Now in the project you just pasted in to you have a copy
And what you want to do is on disk (not in the project manifest) make it so the new project that you just pasted into refers to the original files you copied from
If you were NOT using version control you could use aliases, symlinks etc BUT those don’t work well with version control systems
Any changes in the original files would be reflected in the copies (since they are just aliases pointing to the actual original files)
But you can see that in the original project if you add a class there’s no automatic “import” to the project you pasted into
You’d have to repeat the process for that new class.

So what you need to do (I have no idea how to do this in Git) is treat those copies as their own subproject that is composed of the files from the original project you copied from (not sure how to set that up in Git)

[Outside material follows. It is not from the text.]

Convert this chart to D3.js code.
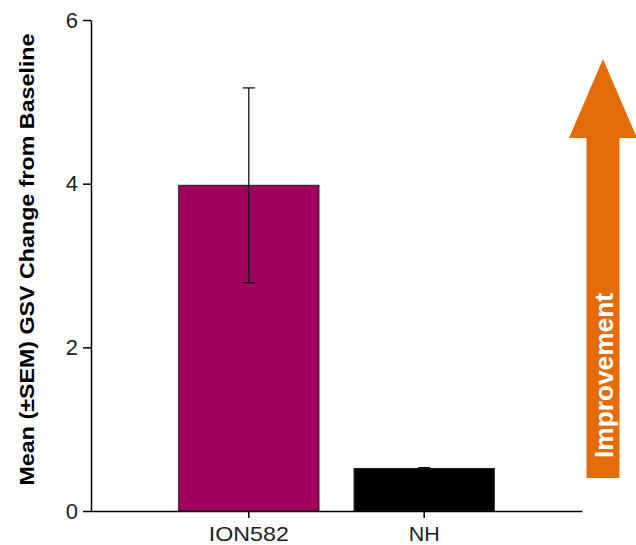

In SVN I can set up an “external” for a portion of a project & use that in another project and I’m good to go
SVN maintains all this for me once I initially set it up but again if I add to the original project I need to get the entry in the manifest for the project I had pasted things into.
That part SVN doesn’t help with at all.

Does that help ?

Partly. The part I do not yet understand is how to get from a git submodule to having the code in my project. It may be different in SVN (I’ve never used sub modules in SVN). But, the way git works is:

$ cd my-project
$ git submodule add git://url my-sub-module
$ ls -R

So… Now that it is on disk, under the main project directory, I am not sure how to get it into my project and preserve its logical hierarchy.

  1. add it to your project FIRST by copy paste - that preserves the logical structure
  2. save
  3. now have git overwrite it on disk

doing it by adding the submodule on disk BEFORE adding it to the project & saving means when you do add it to your project your overwrite what git puts there

And note that you will have to repeat this ANY time you change the structure of your submodule (add classes , modules, folders, etc)
Its why I said I would NOT do this for anything that is going to evolve a LOT

OK, got it.

Thanks for working through this with me!